Ian Chappell: Correct and decisive footwork has to be learned from an early age

Updated on: 21 August,2016 08:33 AM IST  | 
Ian Chappell |

Correct and decisive footwork has to be learned from an early age so it's ingrained by the late teens and the confidence is built to utilise these skills under any conditions, writes Ian Chappell

Ian Chappell: Correct and decisive footwork has to be learned from an early age

The author, who was then captain of Australia, pulls West Indies spinner Inshan Ali during the Trinidad Test at Port-of-Spain in 1973. Pic/Getty Images

Sydney: Australia was whitewashed by Sri Lanka and in the process surrendered the number one Test ranking. That may be just the beginning of their nightmare, with a challenging 2017 tour of India hanging over the players' heads like a hangman's noose.


The author, who was then captain of Australia, pulls West Indies spinner Inshan Ali during the Trinidad Test at Port-of-Spain in 1973. Pic/Getty Images
The author, who was then captain of Australia, pulls West Indies spinner Inshan Ali during the Trinidad Test at Port-of-Spain in 1973. Pic/Getty Images


It's been suggested Australia is doing everything possible to address an on-going weakness in spin friendly conditions. Pitches are specifically prepared at the National Academy to replicate spinning conditions and more youth tours are undertaken to Asian countries. Both good ideas but they don't begin to address the underlying problem.


Learning to play spin bowling is not something you do in your twenties. Correct and decisive footwork has to be learned from an early age so it's ingrained by the late teens and the confidence is built to utilise these skills under any conditions.

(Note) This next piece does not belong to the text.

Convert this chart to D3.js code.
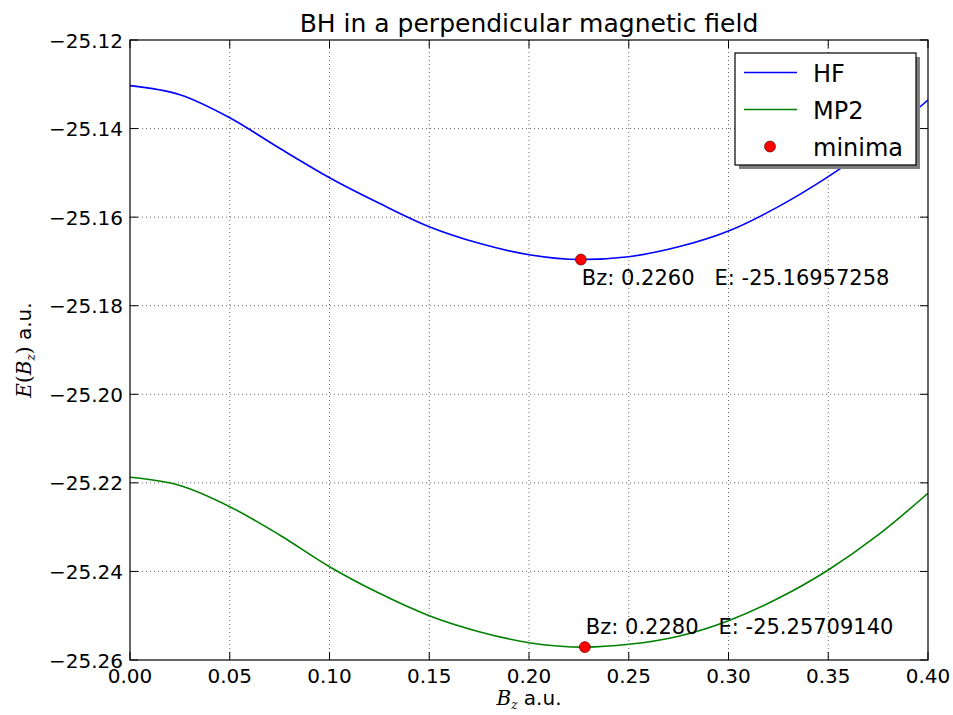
<!DOCTYPE html>
<html>
<head>
<meta charset="utf-8">
<script src="https://cdn.jsdelivr.net/npm/d3@7"></script>
<style>
  html, body { margin: 0; padding: 0; background: #fff; }
  svg text { font-family: "DejaVu Sans", sans-serif; fill: #000; }
  .math { font-family: "DejaVu Serif", "Liberation Serif", serif; font-style: italic; }
</style>
</head>
<body>
<svg id="chart" width="953" height="715"></svg>
<script>
// Field strength grid (a.u.)
const bzGrid = [0.000, 0.025, 0.050, 0.075, 0.100, 0.125, 0.150, 0.175, 0.200,
                0.250, 0.275, 0.300, 0.325, 0.350, 0.375, 0.400];
// Hartree-Fock total energies on the grid
const hfEnergy = [-25.13030, -25.13235, -25.13755, -25.14445, -25.15109, -25.15687,
                  -25.16216, -25.16591, -25.16848, -25.16893, -25.16670, -25.16313,
                  -25.15763, -25.15086, -25.14290, -25.13355];
// MP2 total energies on the grid
const mp2Energy = [-25.21875, -25.22060, -25.22538, -25.23177, -25.23893, -25.24494,
                   -25.25000, -25.25361, -25.25609, -25.25646, -25.25462, -25.25112,
                   -25.24607, -25.23968, -25.23177, -25.22235];
// Located minima
const minimaLabels = ["HF", "MP2"];
const minimaBz = [0.2260, 0.2280];
const minimaE = [-25.16957258, -25.25709140];

const xTicks = [0.00, 0.05, 0.10, 0.15, 0.20, 0.25, 0.30, 0.35, 0.40];
const yTicks = [-25.26, -25.24, -25.22, -25.20, -25.18, -25.16, -25.14, -25.12];

const svg = d3.select("#chart");
const pLeft = 130, pRight = 928, pTop = 40, pBottom = 660;

const x = d3.scaleLinear().domain([0, 0.4]).range([pLeft, pRight]);
const y = d3.scaleLinear().domain([-25.26, -25.12]).range([pBottom, pTop]);

svg.append("defs").append("clipPath").attr("id", "plotClip")
  .append("rect").attr("x", pLeft).attr("y", pTop)
  .attr("width", pRight - pLeft).attr("height", pBottom - pTop);

// dotted grid
const grid = svg.append("g").attr("stroke", "#000").attr("stroke-width", 0.8)
  .attr("stroke-dasharray", "1,3").attr("opacity", 0.75);
xTicks.slice(1, -1).forEach(v => grid.append("line")
  .attr("x1", x(v)).attr("x2", x(v)).attr("y1", pTop).attr("y2", pBottom));
yTicks.slice(1, -1).forEach(v => grid.append("line")
  .attr("x1", pLeft).attr("x2", pRight).attr("y1", y(v)).attr("y2", y(v)));

// series curves, each with its minimum merged in
function series(energies, i) {
  const pts = bzGrid.map((b, k) => [b, energies[k]]);
  pts.push([minimaBz[i], minimaE[i]]);
  return pts.sort((a, b) => a[0] - b[0]);
}
const line = d3.line().x(d => x(d[0])).y(d => y(d[1])).curve(d3.curveMonotoneX);
const plot = svg.append("g").attr("clip-path", "url(#plotClip)");
plot.append("path").attr("d", line(series(hfEnergy, 0)))
  .attr("fill", "none").attr("stroke", "#0000ff").attr("stroke-width", 1.6);
plot.append("path").attr("d", line(series(mp2Energy, 1)))
  .attr("fill", "none").attr("stroke", "#008000").attr("stroke-width", 1.6);

// minima markers
minimaBz.forEach((b, i) => {
  svg.append("circle").attr("cx", x(b)).attr("cy", y(minimaE[i])).attr("r", 5.5)
    .attr("fill", "#ff0000").attr("stroke", "#400000").attr("stroke-width", 0.6);
});

// minima annotations
const annOffset = [[1, 25.5], [1, -13]];
minimaBz.forEach((b, i) => {
  svg.append("text")
    .attr("x", x(b) + annOffset[i][0]).attr("y", y(minimaE[i]) + annOffset[i][1])
    .style("white-space", "pre").attr("font-size", 21)
    .text("Bz: " + b.toFixed(4) + "   E: " + minimaE[i].toFixed(8));
});

// frame
svg.append("rect").attr("x", pLeft).attr("y", pTop)
  .attr("width", pRight - pLeft).attr("height", pBottom - pTop)
  .attr("fill", "none").attr("stroke", "#000").attr("stroke-width", 1.2);

// inward ticks on all four sides
const tickLen = 8;
const tk = svg.append("g").attr("stroke", "#000").attr("stroke-width", 1);
xTicks.forEach(v => {
  tk.append("line").attr("x1", x(v)).attr("x2", x(v)).attr("y1", pBottom).attr("y2", pBottom - tickLen);
  tk.append("line").attr("x1", x(v)).attr("x2", x(v)).attr("y1", pTop).attr("y2", pTop + tickLen);
});
yTicks.forEach(v => {
  tk.append("line").attr("x1", pLeft).attr("x2", pLeft + tickLen).attr("y1", y(v)).attr("y2", y(v));
  tk.append("line").attr("x1", pRight).attr("x2", pRight - tickLen).attr("y1", y(v)).attr("y2", y(v));
});

// tick labels
const fmtY = d3.format(".2f");
xTicks.forEach(v => svg.append("text").attr("x", x(v)).attr("y", 683)
  .attr("text-anchor", "middle").attr("font-size", 20).text(v.toFixed(2)));
yTicks.forEach(v => svg.append("text").attr("x", 123).attr("y", y(v) + 7.5)
  .attr("text-anchor", "end").attr("font-size", 20)
  .text(fmtY(v).replace("-", "\u2212")));

// title
svg.append("text").attr("x", (pLeft + pRight) / 2).attr("y", 31.5)
  .attr("text-anchor", "middle").attr("font-size", 25)
  .text("BH in a perpendicular magnetic field");

// axis labels
const xl = svg.append("text").attr("x", (pLeft + pRight) / 2).attr("y", 705)
  .attr("text-anchor", "middle").attr("font-size", 20);
xl.append("tspan").attr("class", "math").text("B");
xl.append("tspan").attr("class", "math").attr("font-size", 12).attr("dy", 4).text("z");
xl.append("tspan").attr("dy", -4).text(" a.u.");

const yl = svg.append("text").attr("transform", "translate(31," + ((pTop + pBottom) / 2) + ") rotate(-90)")
  .attr("text-anchor", "middle").attr("font-size", 20);
yl.append("tspan").attr("class", "math").text("E");
yl.append("tspan").attr("font-family", "DejaVu Serif, serif").text("(");
yl.append("tspan").attr("class", "math").text("B");
yl.append("tspan").attr("class", "math").attr("font-size", 12).attr("dy", 4).text("z");
yl.append("tspan").attr("font-family", "DejaVu Serif, serif").attr("dy", -4).text(")");
yl.append("tspan").text(" a.u.");

// legend
const lg = svg.append("g");
const lx = 735, ly = 53, lw = 181, lh = 112;
lg.append("rect").attr("x", lx + 4).attr("y", ly + 4).attr("width", lw).attr("height", lh)
  .attr("fill", "#7f7f7f");
lg.append("rect").attr("x", lx).attr("y", ly).attr("width", lw).attr("height", lh)
  .attr("fill", "#fff").attr("stroke", "#000").attr("stroke-width", 1.2);
const entries = [
  { label: "HF", color: "#0000ff", type: "line" },
  { label: "MP2", color: "#008000", type: "line" },
  { label: "minima", color: "#ff0000", type: "dot" }
];
entries.forEach((e, i) => {
  const cy = 72.5 + i * 37;
  if (e.type === "line") {
    lg.append("line").attr("x1", 744).attr("x2", 797).attr("y1", cy).attr("y2", cy)
      .attr("stroke", e.color).attr("stroke-width", 1.6);
  } else {
    lg.append("circle").attr("cx", 770).attr("cy", cy).attr("r", 5.5)
      .attr("fill", e.color).attr("stroke", "#400000").attr("stroke-width", 0.6);
  }
  lg.append("text").attr("x", 813).attr("y", cy + 9.5).attr("font-size", 24).text(e.label);
});
</script>
</body>
</html>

By the time I'd reached 10 years of age I was given some important advice by my old coach Lynn Fuller. He told me; "Ian, it doesn't matter how good I am as a coach I can't help you when you're out in the middle. The quicker you learn this game for yourself the better off
you'll be."

More specifically on playing spin bowling he advised; "Better to be stumped by three yards than three inches. Don't think about the wicket-keeper when you leave your crease otherwise you're thinking about missing the ball."

I saw Australian players in Sri Lanka stumped by three millimetres. An adventurous advance drastically changes the length of a delivery in favour of the batsman; a tentative, minimal move forward only improves the bowler's chance of success. A good player of spin alters the bowler's length to his desire and by doing so, he can manipulate the field placings.

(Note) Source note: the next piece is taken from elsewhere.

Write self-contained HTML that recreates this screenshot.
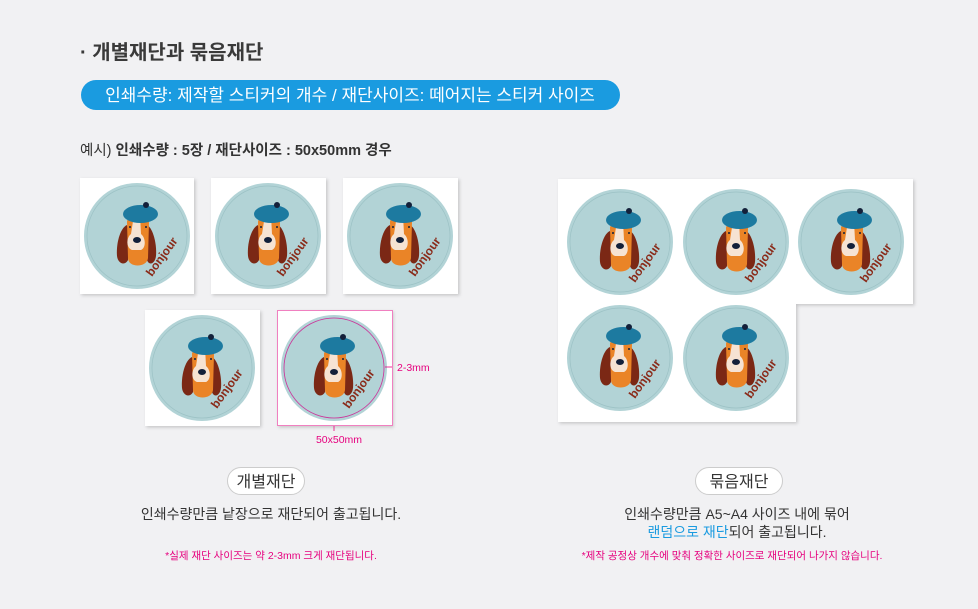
<!DOCTYPE html>
<html><head><meta charset="utf-8"><style>
html,body{margin:0;padding:0;background:#f1f1f3;}
svg{display:block;font-family:"Liberation Sans","Noto Sans CJK KR",sans-serif;}
</style></head><body>
<svg width="978" height="609" viewBox="0 0 978 609" xmlns="http://www.w3.org/2000/svg">
<defs>
<filter id="sh" x="-10%" y="-10%" width="130%" height="130%"><feDropShadow dx="1.5" dy="1.5" stdDeviation="1.5" flood-color="#000" flood-opacity="0.18"/></filter>
</defs>
<rect width="978" height="609" fill="#f1f1f3"/>
<text x="80" y="59" font-size="20" font-weight="bold" fill="#3a3a3a">· 개별재단과 묶음재단</text>
<rect x="81" y="80" width="539" height="30" rx="15" fill="#1a9be0"/>
<text x="350" y="101" font-size="17" fill="#fff" text-anchor="middle">인쇄수량: 제작할 스티커의 개수 / 재단사이즈: 떼어지는 스티커 사이즈</text>
<text x="80" y="155" font-size="14.5" fill="#333">예시) <tspan font-weight="bold">인쇄수량 : 5장 / 재단사이즈 : 50x50mm 경우</tspan></text>

<g filter="url(#sh)" fill="#fff">
<rect x="80" y="178" width="114" height="116"/>
<rect x="211" y="178" width="115" height="116"/>
<rect x="343" y="178" width="115" height="116"/>
<rect x="145" y="310" width="115" height="116"/>
<rect x="277" y="310" width="115" height="116"/>
<path d="M558,179 H913 V304 H796 V422 H558 Z"/>
</g>
<rect x="277.5" y="310.5" width="115" height="115" fill="none" stroke="#f080c0" stroke-width="1"/>

<g id="s1" transform="translate(137,236)">
<circle r="53" fill="#b2d3d6"/><circle r="50" fill="none" stroke="#9cc2c5" stroke-width="0.7"/>
<path d="M-10,-11 C-17,-8 -21,8 -20,20 C-19,28 -12,30 -9,24 L-8,-4 Z" fill="#7b2815"/>
<path d="M10,-11 C16,-8 20,8 19,20 C18,28 12,30 10,24 L9,-4 Z" fill="#7b2815"/>
<path d="M-10,-14 C-10,-22 12,-22 12,-14 L11,22 C10,32 -9,32 -9,22Z" fill="#ea8427"/>
<path d="M-3,-21 L3,-21 L4,-2 C9,2 9,12 4,14 L-5,14 C-11,12 -11,2 -6,-2Z" fill="#f6e3d3"/>
<ellipse cx="0" cy="4" rx="4" ry="3" fill="#13203a"/>
<circle cx="-7" cy="-9" r="1" fill="#13203a"/><circle cx="9" cy="-9" r="1" fill="#13203a"/>
<ellipse cx="3.5" cy="-22" rx="17.5" ry="9" fill="#1d7aa0"/><circle cx="9" cy="-31" r="3" fill="#13203a"/>
<text transform="translate(28,23) rotate(-54)" font-family="Liberation Sans, sans-serif" font-size="12" font-weight="bold" fill="#8a2b1a" text-anchor="middle">bonjour</text>
</g>
<use href="#s1" x="131" y="0"/>
<use href="#s1" x="263" y="0"/>
<use href="#s1" x="65" y="132"/>
<use href="#s1" x="197" y="132"/>
<use href="#s1" x="483" y="6"/>
<use href="#s1" x="599" y="6"/>
<use href="#s1" x="714" y="6"/>
<use href="#s1" x="483" y="122"/>
<use href="#s1" x="599" y="122"/>

<circle cx="334" cy="368" r="50" fill="none" stroke="#d0309a" stroke-width="0.8"/>
<line x1="385" y1="367" x2="392" y2="367" stroke="#e6007e" stroke-width="0.8"/>
<text x="397" y="371" font-size="10.5" fill="#e6007e">2-3mm</text>
<line x1="334" y1="426" x2="334" y2="431" stroke="#e6007e" stroke-width="0.8"/>
<text x="339" y="443" font-size="10.5" fill="#e6007e" text-anchor="middle">50x50mm</text>

<rect x="227.5" y="467.5" width="77" height="27" rx="13.5" fill="#fff" stroke="#ccc"/>
<text x="266" y="487" font-size="16" fill="#333" text-anchor="middle">개별재단</text>
<text x="271" y="519" font-size="14" fill="#333" text-anchor="middle">인쇄수량만큼 낱장으로 재단되어 출고됩니다.</text>
<text x="271" y="559" font-size="10.5" fill="#e6007e" text-anchor="middle">*실제 재단 사이즈는 약 2-3mm 크게 재단됩니다.</text>

<rect x="695.5" y="467.5" width="87" height="27" rx="13.5" fill="#fff" stroke="#ccc"/>
<text x="739" y="487" font-size="16" fill="#333" text-anchor="middle">묶음재단</text>
<text x="737" y="519" font-size="14" fill="#333" text-anchor="middle">인쇄수량만큼 A5~A4 사이즈 내에 묶어</text>
<text x="737" y="537" font-size="14" fill="#333" text-anchor="middle"><tspan fill="#1a9be0">랜덤으로 재단</tspan>되어 출고됩니다.</text>
<text x="732" y="559" font-size="10.5" fill="#e6007e" text-anchor="middle">*제작 공정상 개수에 맞춰 정확한 사이즈로 재단되어 나가지 않습니다.</text>
</svg>
</body></html>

By achieving these objectives and putting the loose ball away, a good spinner can be frustrated. A slogged six or a reverse sweep doesn't unnerve a good spinner; the maximum hit means he's still bowling to the same batsman.

What drives a spinner crazy is strikers constantly changing, with the batsmen using quick, decisive footwork to maneuver the ball into gaps and take singles. Once the spinner is tearing his hair out, then the loose deliveries come and that's when a batsman has to pick off the boundaries.

The young Sri Lankan batsman Kaushal Silva, did this to perfection in the second innings in Colombo. To achieve this in a long innings under difficult conditions is exacting; by the end of a marathon innings a batsman should be knackered both physically and mentally. One of the great challenges of playing good spinners in difficult conditions, is the batsman pitting his brain against that of the bowler.

This is not easy to achieve but it's impossible if you haven't learned good footwork at a young age. If you have the confidence that is only provided by a solid foundation, you won't be panicked into playing low percentage shots. And with a clear mind provided by that confidence, there's a realisation there are actually some advantages for the batsman when the ball is spinning sharply. The bowler has to pitch further outside the stumps to hit them and with the ball coming at a sharper angle, it affords the batsman an opportunity to work it into a gap.

A coach hurriedly preparing a young player for a lucrative T20 contract is incompatible with the education required for a successful Test career. However, a young batsman who is given a complete grounding can then capably handle any form of cricket.

Batsmen must have a plan, especially when facing good spinners but it must be personally devised, not one prepared by a coach. Some of the Australian plans in Sri Lanka were based purely on survival. If a plan doesn't revolve around scoring runs in a reasonably secure manner, then it might as well be a map of the London tube system.

Learning to play good spinners in conditions that suit them is not a forty minute lesson, it's a complete education, University included. If Australia don't already have batsmen skilled in the art, then chances are the Test tour of India will only add to their Asian nightmare.